I think InteriorImmutable is a blunter tool than you might want. Concretely, I don't think Arc and Rc pose a problem for RefCell::downgrade, since they don't expose &mut access to their refcounts. You can get a &mut T from a &mut Arc<T>, but doing so doesn't borrow the refcount, only the T. So, if you were to use InteriorImmutable for this bound, it would be overconservative in the case of Arc and Rc.

1 Like

Removing get_mut is a breaking change that cannot be patched over, as such there is no way that we will ever do it. So it is pointless to discuss that.

Also, I think that it is a bigger problem if getting an exclusive reference on a Mutex does not guarantee that we also have exclusive access to the inner value (if we can't go from &mut Mutex<T> to &mut T).
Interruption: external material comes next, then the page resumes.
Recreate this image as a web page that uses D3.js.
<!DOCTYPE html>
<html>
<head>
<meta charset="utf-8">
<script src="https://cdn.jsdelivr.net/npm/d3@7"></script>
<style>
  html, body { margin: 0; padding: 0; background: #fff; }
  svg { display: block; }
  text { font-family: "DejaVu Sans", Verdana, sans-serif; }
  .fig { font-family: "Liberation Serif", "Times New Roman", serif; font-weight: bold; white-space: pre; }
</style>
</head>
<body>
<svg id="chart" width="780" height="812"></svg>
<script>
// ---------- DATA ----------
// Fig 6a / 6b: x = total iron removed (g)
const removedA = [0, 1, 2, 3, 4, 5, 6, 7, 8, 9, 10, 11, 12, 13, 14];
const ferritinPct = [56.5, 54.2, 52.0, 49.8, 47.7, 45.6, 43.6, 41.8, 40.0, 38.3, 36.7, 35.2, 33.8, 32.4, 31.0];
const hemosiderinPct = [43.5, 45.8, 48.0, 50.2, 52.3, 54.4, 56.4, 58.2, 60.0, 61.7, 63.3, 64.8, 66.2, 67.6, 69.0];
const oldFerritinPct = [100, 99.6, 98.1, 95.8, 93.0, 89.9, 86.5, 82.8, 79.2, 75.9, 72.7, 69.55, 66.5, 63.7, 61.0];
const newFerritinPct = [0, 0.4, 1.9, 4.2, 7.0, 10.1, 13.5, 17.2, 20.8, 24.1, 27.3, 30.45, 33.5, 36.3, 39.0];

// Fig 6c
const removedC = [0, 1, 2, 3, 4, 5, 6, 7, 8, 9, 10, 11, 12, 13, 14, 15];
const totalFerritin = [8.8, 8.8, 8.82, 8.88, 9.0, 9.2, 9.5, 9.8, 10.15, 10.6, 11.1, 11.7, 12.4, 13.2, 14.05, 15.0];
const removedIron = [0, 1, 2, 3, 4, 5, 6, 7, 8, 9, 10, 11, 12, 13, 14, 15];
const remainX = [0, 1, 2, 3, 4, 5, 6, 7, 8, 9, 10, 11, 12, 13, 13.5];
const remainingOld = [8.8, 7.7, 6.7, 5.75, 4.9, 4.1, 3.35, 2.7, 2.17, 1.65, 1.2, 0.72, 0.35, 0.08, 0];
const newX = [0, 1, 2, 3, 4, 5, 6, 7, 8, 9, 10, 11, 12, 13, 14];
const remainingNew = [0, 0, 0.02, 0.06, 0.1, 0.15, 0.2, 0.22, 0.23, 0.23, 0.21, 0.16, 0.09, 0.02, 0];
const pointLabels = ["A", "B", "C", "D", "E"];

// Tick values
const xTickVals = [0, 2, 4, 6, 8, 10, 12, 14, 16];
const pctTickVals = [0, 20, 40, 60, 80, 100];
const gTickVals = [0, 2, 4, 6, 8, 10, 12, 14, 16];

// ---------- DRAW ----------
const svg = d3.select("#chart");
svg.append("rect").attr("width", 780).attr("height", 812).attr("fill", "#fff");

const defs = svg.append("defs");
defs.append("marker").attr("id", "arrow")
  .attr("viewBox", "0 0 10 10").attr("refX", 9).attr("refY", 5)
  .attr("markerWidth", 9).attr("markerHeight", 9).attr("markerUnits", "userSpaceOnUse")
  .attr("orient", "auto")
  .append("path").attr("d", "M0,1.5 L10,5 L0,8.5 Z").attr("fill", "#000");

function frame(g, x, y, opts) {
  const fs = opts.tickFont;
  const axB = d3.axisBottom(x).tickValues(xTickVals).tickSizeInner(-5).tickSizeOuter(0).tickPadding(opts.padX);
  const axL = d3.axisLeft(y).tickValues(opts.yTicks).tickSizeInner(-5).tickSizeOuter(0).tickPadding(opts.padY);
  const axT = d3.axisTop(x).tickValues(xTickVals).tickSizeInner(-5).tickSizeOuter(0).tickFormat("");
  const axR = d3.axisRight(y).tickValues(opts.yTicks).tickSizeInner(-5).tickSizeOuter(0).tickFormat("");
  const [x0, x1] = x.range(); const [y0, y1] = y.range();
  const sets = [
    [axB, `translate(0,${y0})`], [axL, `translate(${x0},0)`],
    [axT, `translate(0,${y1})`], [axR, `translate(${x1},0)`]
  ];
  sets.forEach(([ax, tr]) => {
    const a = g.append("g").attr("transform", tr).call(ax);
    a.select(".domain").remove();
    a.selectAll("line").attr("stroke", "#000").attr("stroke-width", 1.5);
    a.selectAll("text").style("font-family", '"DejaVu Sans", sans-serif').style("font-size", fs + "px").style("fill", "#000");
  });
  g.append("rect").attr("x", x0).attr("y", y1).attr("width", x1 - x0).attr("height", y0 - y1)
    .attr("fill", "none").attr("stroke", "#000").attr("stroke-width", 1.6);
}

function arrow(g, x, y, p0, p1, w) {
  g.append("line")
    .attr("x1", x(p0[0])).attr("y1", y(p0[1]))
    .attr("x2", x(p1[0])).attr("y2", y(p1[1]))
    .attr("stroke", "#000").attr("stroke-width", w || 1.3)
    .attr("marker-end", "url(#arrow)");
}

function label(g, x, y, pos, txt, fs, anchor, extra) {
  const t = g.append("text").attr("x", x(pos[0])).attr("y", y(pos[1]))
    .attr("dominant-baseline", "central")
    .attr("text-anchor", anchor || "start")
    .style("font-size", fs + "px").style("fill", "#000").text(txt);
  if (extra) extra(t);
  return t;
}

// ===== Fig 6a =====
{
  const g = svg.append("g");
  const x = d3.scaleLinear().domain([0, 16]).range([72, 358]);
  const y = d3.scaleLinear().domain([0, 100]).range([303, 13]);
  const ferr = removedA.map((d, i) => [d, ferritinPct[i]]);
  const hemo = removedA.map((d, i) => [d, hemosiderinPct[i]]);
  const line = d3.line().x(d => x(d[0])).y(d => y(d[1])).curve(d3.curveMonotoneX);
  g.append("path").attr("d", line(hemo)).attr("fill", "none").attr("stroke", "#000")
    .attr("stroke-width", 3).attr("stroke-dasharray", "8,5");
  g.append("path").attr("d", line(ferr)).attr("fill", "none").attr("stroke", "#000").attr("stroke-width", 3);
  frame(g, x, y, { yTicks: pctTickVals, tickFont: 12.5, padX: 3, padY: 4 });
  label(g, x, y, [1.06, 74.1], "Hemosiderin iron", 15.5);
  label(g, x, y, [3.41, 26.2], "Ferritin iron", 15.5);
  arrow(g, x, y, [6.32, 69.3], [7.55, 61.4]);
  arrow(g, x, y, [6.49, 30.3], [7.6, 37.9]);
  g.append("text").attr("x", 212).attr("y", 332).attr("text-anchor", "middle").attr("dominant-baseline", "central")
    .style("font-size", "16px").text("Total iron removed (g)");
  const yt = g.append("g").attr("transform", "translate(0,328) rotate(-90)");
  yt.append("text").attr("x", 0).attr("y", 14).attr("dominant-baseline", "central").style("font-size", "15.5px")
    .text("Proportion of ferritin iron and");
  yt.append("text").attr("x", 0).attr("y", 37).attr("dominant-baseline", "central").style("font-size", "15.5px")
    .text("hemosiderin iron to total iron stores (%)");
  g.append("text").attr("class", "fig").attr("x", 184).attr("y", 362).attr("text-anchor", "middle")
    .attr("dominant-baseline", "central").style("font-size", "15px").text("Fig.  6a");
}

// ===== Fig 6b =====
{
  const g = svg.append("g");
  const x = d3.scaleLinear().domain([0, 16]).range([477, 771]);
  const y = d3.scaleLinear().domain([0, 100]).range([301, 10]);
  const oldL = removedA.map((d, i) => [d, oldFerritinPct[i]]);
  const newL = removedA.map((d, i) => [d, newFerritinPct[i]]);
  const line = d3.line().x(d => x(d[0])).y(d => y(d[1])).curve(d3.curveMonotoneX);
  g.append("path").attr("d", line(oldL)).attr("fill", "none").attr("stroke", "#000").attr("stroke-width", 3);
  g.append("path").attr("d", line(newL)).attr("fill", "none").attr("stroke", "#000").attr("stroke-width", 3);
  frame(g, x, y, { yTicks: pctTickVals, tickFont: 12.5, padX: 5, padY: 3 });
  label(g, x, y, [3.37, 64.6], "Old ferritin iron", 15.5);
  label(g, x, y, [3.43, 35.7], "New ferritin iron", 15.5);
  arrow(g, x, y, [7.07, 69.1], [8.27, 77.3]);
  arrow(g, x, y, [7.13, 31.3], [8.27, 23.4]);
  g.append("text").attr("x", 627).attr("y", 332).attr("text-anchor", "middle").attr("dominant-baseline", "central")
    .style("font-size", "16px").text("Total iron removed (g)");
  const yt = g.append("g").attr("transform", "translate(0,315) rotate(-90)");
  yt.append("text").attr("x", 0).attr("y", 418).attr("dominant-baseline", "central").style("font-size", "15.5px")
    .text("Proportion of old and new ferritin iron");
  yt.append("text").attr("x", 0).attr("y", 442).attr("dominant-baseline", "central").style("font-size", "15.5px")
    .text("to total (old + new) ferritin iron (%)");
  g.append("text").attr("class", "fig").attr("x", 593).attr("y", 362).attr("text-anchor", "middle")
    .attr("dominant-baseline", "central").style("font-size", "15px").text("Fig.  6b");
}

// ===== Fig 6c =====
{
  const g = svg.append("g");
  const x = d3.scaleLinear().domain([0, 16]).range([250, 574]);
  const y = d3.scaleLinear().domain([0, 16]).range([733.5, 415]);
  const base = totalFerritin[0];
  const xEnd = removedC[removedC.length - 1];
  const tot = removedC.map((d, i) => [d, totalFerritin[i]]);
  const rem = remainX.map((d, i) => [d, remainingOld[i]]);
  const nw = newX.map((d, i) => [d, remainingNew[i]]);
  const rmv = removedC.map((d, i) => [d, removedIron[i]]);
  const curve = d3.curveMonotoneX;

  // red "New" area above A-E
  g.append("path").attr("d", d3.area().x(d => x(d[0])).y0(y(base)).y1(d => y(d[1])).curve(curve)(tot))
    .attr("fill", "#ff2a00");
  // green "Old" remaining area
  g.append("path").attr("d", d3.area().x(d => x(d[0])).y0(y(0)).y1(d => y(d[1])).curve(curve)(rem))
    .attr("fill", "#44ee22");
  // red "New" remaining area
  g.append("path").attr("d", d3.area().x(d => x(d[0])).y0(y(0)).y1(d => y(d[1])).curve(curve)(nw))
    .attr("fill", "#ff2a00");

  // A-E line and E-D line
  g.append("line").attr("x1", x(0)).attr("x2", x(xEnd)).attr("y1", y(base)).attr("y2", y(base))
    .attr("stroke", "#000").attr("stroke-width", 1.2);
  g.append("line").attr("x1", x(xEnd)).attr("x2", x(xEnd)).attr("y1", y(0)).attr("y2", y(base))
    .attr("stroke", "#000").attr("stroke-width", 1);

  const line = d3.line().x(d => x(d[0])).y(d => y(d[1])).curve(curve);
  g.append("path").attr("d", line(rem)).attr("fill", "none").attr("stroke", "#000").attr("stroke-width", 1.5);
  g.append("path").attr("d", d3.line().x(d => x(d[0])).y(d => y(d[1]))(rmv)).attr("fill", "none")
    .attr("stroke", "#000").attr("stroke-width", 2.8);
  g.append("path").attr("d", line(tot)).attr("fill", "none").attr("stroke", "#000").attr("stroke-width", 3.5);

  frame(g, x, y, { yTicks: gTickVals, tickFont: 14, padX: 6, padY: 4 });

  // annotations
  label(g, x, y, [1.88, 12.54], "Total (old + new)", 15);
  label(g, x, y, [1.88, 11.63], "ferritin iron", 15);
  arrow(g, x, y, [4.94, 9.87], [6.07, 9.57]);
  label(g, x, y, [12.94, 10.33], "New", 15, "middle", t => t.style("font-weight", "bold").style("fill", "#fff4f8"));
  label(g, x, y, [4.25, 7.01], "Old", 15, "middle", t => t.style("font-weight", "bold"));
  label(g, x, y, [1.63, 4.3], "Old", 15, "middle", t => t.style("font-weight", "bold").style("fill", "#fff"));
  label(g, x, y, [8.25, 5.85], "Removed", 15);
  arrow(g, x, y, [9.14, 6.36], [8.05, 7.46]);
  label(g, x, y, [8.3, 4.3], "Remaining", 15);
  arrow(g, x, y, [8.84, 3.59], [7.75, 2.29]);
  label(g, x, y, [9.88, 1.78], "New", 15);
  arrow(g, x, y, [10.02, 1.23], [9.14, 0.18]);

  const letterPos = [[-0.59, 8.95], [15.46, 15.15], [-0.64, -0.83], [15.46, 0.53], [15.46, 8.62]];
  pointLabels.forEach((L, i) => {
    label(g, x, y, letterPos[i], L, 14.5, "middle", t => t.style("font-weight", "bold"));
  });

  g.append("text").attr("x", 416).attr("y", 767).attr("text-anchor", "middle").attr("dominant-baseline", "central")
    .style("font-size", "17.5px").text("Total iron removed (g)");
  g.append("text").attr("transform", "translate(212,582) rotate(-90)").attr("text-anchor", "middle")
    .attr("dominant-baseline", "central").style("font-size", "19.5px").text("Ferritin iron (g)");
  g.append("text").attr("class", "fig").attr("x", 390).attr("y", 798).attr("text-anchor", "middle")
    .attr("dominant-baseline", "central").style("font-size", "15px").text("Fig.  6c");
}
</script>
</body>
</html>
This seems like something that should obviously be correct.

3 Likes

What I meant with Rc is that you would be able to call get_mut and downgrade, then later clone, deref, then drop the Rc; that would cause it to drop and leave the 1st reference dangling (this could be fixed internally though by making get_mut behave as deref_mut, and maybe deprecating it too). I admit I'm not 100% sure about the internals for this but I think you're right, conforming to InteriorImmutable should be possible in theory. I do think that using this marker trait is definitely necessary; we just need to make sure we can make Rc and Arc, etc. conform.
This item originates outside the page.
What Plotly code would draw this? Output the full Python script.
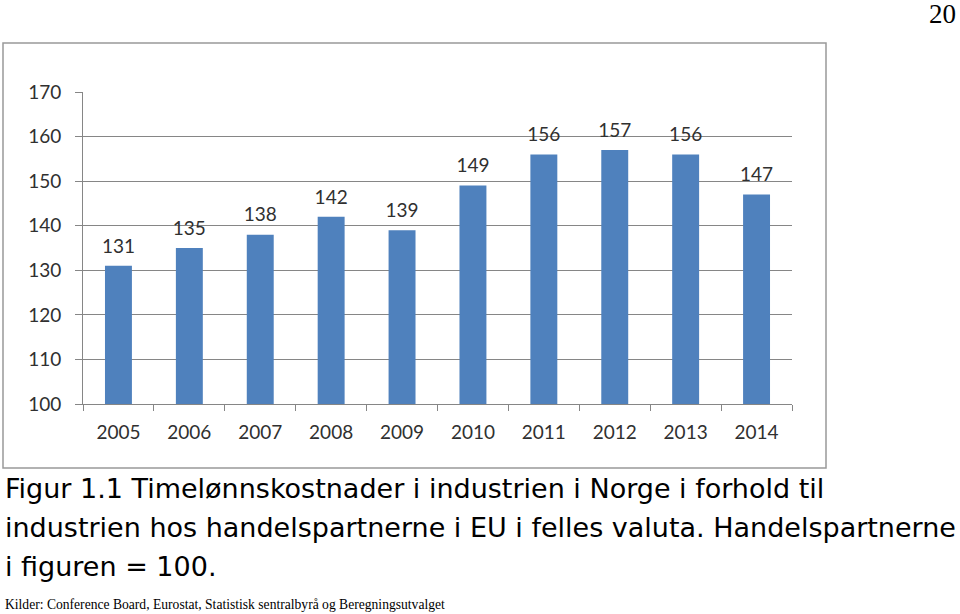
import plotly.graph_objects as go

years = ["2005", "2006", "2007", "2008", "2009", "2010", "2011", "2012", "2013", "2014"]
values = [131, 135, 138, 142, 139, 149, 156, 157, 156, 147]
y_ticks = [100, 110, 120, 130, 140, 150, 160, 170]

caption_lines = [
    "Figur 1.1 Timelønnskostnader i industrien i Norge i forhold til",
    "industrien hos handelspartnerne i EU i felles valuta. Handelspartnerne",
    "i figuren = 100.",
]
source_text = "Kilder: Conference Board, Eurostat, Statistisk sentralbyrå og Beregningsutvalget"
page_number = "20"

W, H = 960, 614
CHART_FONT = "Lato, Open Sans, sans-serif"

def px(x):
    return x / W

def py(y):
    return 1 - y / H

fig = go.Figure()
fig.add_trace(
    go.Bar(
        x=years,
        y=values,
        marker=dict(color="#4F81BD", line=dict(width=0)),
        width=0.38,
        hoverinfo="x+y",
    )
)
# value labels above bars
fig.add_trace(
    go.Scatter(
        x=years,
        y=values,
        mode="markers+text",
        text=[str(v) for v in values],
        textposition="top center",
        marker=dict(size=12, opacity=0),
        textfont=dict(family=CHART_FONT, size=19, color="#303030"),
        cliponaxis=False,
        hoverinfo="skip",
    )
)

fig.update_layout(
    width=W,
    height=H,
    margin=dict(l=0, r=0, t=0, b=0, autoexpand=False),
    paper_bgcolor="white",
    plot_bgcolor="white",
    showlegend=False,
    xaxis=dict(
        type="category",
        categoryorder="array",
        categoryarray=years,
        range=[-0.5, len(years) - 0.5],
        domain=[px(83), px(792)],
        showgrid=False,
        showline=True,
        linecolor="#868686",
        linewidth=1,
        ticks="outside",
        tickson="boundaries",
        ticklen=6,
        tickcolor="#868686",
        ticklabelstandoff=11,
        tickangle=0,
        tickfont=dict(family=CHART_FONT, size=19, color="#303030"),
        anchor="y",
    ),
    yaxis=dict(
        domain=[py(404), py(92)],
        range=[100, 170],
        tickvals=y_ticks,
        showgrid=True,
        gridcolor="#868686",
        gridwidth=1,
        showline=True,
        linecolor="#868686",
        ticks="outside",
        ticklen=7,
        tickcolor="#868686",
        ticklabelstandoff=10,
        tickfont=dict(family=CHART_FONT, size=19, color="#303030"),
        zeroline=False,
    ),
)

# chart image border
fig.add_shape(
    type="rect", xref="paper", yref="paper",
    x0=px(3), x1=px(826), y0=py(468), y1=py(43),
    line=dict(color="#999999", width=1.5), fillcolor="rgba(0,0,0,0)", layer="below",
)

caption_y = [488, 527, 566]
for line, yc in zip(caption_lines, caption_y):
    fig.add_annotation(
        text=line, xref="paper", yref="paper", x=px(3), y=py(yc),
        xanchor="left", yanchor="middle", showarrow=False,
        font=dict(family="DejaVu Sans, sans-serif", size=27, color="black"),
    )

fig.add_annotation(
    text=source_text, xref="paper", yref="paper", x=px(3), y=py(604),
    xanchor="left", yanchor="middle", showarrow=False,
    font=dict(family="Liberation Serif, Times New Roman, serif", size=13.6, color="black"),
)

fig.add_annotation(
    text=page_number, xref="paper", yref="paper", x=px(958), y=py(14),
    xanchor="right", yanchor="middle", showarrow=False,
    font=dict(family="Liberation Serif, Times New Roman, serif", size=27, color="black"),
)

fig.write_html(
    "out.html",
    config={"displayModeBar": False},
    post_script="document.body.style.margin='0';",
)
I realize you're right, see below.

I think that this would work if we made new types, MutexShared/RefCellShared (with better names), that implement InteriorImmutable and don't have get_mut methods (only lock_mut and borrow_mut). You could convert those types into their corresponding non-shared versions, but not vice versa. Then we could deprecate the non-shared versions. We might also need to do this with RwLock but AFAIK aside from the problem of 3rd party crates that's it. Thoughts?

Cloning the Rc increments the refcount (let's say to 2), and dropping the clone just decrements it back to 1, so that's not a way to create a dangling pointer. Cloning the Ref doesn't, but you can't drop the Rc because you can't get a RefMut while a Ref exists. I don't think RefCell<Rc<_>> leads to unsoundness like RefCell<Mutex<_>> does.

An interesting thought experiment; however, I can't come up with a practical use for it. downgrade seemed like a good idea at first, but I don't see enough benefit to it that it would be worth adding a marker trait to std just for this purpose. You could easily make a crate for this, BTW, with an unsafe auto trait InteriorImmutable and a copy of the RefCell implementation plus downgrade with the appropriate bounds.

If there is a case to be made that downgrade should exist, we'd want to also explore other ways to implement it. Making a crate is a way to measure how useful this feature is and explore potential issues with the API.

That said, I still think InteriorImmutable could have some interesting unexplored properties besides just making downgrade sound. Are there other uses of this trait that might justify adding it?